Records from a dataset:
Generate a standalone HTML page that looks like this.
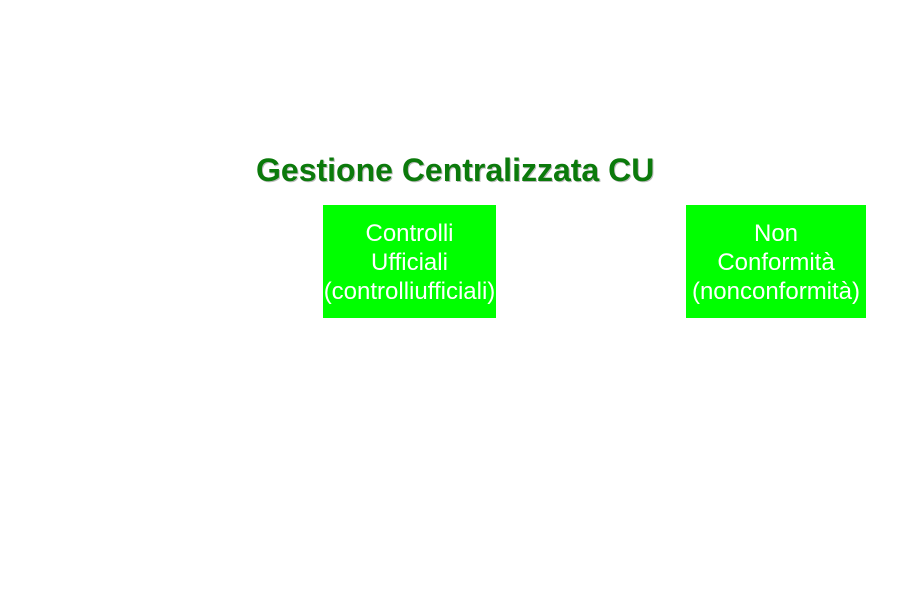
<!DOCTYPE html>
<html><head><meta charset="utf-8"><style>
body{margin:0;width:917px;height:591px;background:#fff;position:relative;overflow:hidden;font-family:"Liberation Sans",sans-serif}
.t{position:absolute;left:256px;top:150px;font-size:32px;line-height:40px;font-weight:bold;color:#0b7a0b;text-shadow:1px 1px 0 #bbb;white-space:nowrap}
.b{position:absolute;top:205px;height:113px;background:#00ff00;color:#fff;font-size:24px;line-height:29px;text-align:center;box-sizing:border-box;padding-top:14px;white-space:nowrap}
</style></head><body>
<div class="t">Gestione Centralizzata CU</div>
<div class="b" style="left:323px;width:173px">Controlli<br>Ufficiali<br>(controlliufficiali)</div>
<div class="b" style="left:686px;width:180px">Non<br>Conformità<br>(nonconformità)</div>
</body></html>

--

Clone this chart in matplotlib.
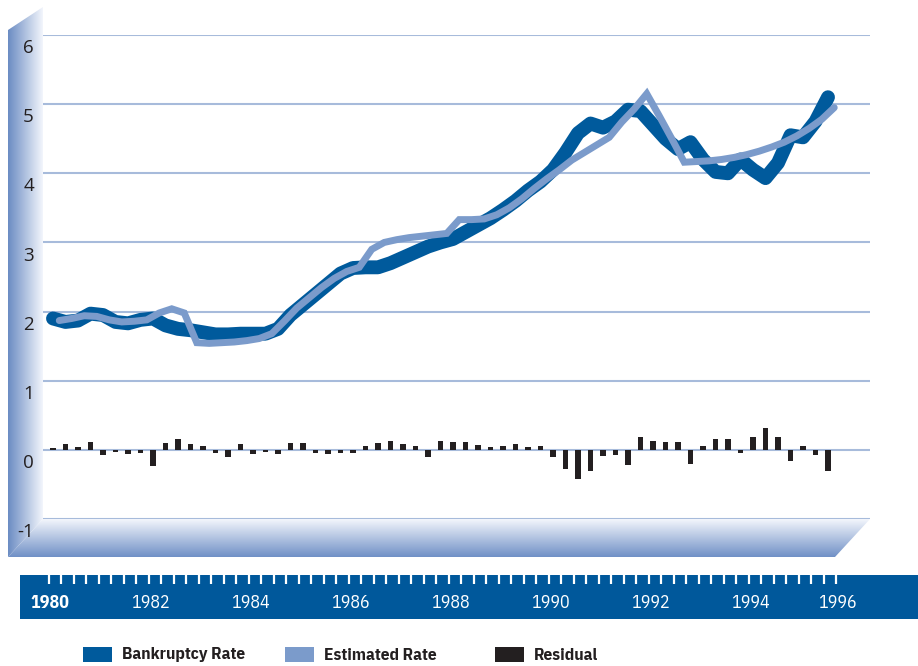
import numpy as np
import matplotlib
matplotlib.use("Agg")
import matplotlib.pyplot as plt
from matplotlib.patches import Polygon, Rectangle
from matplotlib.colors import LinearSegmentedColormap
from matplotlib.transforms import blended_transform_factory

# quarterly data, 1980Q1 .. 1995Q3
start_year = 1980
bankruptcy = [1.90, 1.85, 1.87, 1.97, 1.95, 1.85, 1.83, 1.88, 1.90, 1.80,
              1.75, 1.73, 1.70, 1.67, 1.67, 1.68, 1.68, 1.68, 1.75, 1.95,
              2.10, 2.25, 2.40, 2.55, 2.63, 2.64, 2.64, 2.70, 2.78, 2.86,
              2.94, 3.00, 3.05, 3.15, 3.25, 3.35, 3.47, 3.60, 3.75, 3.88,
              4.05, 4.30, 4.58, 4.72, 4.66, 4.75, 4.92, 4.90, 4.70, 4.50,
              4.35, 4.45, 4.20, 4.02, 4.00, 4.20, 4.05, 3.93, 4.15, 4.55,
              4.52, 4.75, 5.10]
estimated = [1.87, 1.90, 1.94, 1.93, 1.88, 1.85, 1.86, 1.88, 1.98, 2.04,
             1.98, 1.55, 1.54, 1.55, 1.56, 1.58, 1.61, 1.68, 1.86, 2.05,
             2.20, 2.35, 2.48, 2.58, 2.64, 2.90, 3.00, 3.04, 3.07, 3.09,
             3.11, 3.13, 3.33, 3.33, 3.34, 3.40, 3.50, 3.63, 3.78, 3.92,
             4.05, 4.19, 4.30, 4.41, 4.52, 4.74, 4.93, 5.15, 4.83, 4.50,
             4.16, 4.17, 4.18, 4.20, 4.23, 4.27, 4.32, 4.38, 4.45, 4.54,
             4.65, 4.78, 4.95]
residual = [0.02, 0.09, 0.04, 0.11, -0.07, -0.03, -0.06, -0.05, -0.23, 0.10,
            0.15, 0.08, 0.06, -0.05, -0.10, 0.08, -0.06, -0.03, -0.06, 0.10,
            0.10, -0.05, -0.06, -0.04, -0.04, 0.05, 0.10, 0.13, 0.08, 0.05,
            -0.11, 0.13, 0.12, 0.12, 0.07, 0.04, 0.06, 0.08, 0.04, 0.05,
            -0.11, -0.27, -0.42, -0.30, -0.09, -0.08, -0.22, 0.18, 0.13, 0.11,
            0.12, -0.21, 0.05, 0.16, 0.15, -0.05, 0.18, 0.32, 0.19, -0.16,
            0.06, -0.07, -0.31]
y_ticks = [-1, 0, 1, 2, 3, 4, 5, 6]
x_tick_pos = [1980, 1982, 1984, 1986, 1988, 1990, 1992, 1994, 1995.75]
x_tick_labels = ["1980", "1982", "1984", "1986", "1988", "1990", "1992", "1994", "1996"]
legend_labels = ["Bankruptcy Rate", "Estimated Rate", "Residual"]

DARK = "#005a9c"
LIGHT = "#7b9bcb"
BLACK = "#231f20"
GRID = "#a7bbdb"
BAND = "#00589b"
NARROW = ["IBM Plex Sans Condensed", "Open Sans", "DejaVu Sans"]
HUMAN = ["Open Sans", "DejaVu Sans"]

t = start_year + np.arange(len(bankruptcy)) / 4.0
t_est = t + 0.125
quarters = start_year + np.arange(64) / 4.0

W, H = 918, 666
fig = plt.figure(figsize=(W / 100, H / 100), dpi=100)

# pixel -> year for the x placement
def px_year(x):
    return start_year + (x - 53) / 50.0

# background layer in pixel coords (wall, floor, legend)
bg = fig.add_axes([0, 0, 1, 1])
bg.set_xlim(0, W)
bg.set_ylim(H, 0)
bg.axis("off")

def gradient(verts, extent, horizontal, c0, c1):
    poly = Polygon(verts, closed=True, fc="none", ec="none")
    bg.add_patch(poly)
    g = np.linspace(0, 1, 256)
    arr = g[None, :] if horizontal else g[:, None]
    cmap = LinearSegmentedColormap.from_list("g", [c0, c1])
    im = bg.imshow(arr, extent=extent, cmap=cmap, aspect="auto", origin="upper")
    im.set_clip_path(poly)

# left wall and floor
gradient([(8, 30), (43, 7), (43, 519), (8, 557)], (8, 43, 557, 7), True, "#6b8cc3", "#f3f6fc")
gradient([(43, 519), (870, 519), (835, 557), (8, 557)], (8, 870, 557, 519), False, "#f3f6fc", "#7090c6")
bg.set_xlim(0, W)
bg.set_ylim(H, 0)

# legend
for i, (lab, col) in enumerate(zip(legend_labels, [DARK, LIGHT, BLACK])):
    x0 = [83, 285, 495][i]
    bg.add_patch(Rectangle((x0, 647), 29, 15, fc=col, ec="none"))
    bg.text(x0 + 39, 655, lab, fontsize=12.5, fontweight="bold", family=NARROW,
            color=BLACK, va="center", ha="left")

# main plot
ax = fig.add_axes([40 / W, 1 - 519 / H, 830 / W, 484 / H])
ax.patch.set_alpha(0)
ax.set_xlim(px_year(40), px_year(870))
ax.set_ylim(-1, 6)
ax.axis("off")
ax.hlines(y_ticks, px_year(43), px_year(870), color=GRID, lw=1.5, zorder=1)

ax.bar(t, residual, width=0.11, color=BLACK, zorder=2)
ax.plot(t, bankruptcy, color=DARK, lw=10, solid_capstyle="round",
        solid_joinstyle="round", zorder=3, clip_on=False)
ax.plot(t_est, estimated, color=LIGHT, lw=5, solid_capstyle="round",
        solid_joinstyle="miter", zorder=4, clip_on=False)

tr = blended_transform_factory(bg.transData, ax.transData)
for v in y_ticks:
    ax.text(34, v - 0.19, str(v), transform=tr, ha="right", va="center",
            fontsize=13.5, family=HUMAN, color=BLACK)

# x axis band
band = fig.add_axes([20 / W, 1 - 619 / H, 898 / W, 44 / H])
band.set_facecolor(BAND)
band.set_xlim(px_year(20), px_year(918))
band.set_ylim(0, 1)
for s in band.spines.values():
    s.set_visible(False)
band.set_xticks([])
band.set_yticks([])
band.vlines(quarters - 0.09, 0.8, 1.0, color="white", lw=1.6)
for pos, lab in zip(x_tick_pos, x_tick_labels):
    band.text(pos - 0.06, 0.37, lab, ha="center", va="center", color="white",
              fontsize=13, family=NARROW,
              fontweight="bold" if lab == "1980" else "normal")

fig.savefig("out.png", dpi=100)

---

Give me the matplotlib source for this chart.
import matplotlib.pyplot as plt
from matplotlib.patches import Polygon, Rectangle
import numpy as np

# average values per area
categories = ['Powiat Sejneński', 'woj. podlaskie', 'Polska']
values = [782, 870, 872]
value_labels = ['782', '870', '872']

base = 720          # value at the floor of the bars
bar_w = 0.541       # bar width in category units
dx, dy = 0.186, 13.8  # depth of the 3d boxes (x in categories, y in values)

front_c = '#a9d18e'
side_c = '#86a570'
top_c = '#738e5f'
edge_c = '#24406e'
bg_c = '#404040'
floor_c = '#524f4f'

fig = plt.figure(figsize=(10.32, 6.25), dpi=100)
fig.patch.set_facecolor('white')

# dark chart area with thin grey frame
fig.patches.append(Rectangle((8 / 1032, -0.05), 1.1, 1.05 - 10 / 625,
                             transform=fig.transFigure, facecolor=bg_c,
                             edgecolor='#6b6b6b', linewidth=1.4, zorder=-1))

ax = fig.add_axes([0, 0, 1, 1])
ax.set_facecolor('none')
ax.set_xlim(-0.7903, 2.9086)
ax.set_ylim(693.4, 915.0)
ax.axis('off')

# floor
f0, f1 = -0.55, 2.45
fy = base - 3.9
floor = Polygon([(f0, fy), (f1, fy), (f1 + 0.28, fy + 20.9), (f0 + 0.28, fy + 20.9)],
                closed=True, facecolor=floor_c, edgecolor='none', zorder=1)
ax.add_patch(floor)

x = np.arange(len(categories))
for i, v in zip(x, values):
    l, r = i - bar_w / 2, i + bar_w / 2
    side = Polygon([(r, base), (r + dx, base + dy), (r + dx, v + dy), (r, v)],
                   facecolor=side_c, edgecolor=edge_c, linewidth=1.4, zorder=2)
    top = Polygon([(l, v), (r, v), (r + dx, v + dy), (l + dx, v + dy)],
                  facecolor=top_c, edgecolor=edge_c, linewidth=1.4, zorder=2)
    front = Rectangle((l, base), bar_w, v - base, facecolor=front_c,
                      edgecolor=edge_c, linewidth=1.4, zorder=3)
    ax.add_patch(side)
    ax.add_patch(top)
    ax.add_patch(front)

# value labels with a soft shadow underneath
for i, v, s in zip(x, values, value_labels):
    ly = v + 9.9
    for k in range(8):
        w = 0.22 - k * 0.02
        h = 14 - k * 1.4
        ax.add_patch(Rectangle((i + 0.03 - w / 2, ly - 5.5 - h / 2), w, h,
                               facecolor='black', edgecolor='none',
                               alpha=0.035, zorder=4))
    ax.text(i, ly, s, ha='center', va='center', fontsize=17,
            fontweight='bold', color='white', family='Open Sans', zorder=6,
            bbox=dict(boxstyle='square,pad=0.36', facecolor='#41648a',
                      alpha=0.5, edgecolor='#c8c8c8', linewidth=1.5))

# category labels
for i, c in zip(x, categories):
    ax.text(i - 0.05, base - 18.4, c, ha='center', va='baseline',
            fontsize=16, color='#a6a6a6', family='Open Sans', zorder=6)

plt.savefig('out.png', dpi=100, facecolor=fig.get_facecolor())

_EXERCISE DESCRIPTION_
Nothing but the lines from the one containing "Clone this chart in matplotlib." through the one containing "from matplotlib.transforms import" should be echoed, each exactly as it stands; pictures are excluded.

_WRITTEN SOLUTION_
Clone this chart in matplotlib.
import numpy as np
import matplotlib
matplotlib.use("Agg")
import matplotlib.pyplot as plt
from matplotlib.patches import Polygon, Rectangle
from matplotlib.colors import LinearSegmentedColormap
from matplotlib.transforms import blended_transform_factory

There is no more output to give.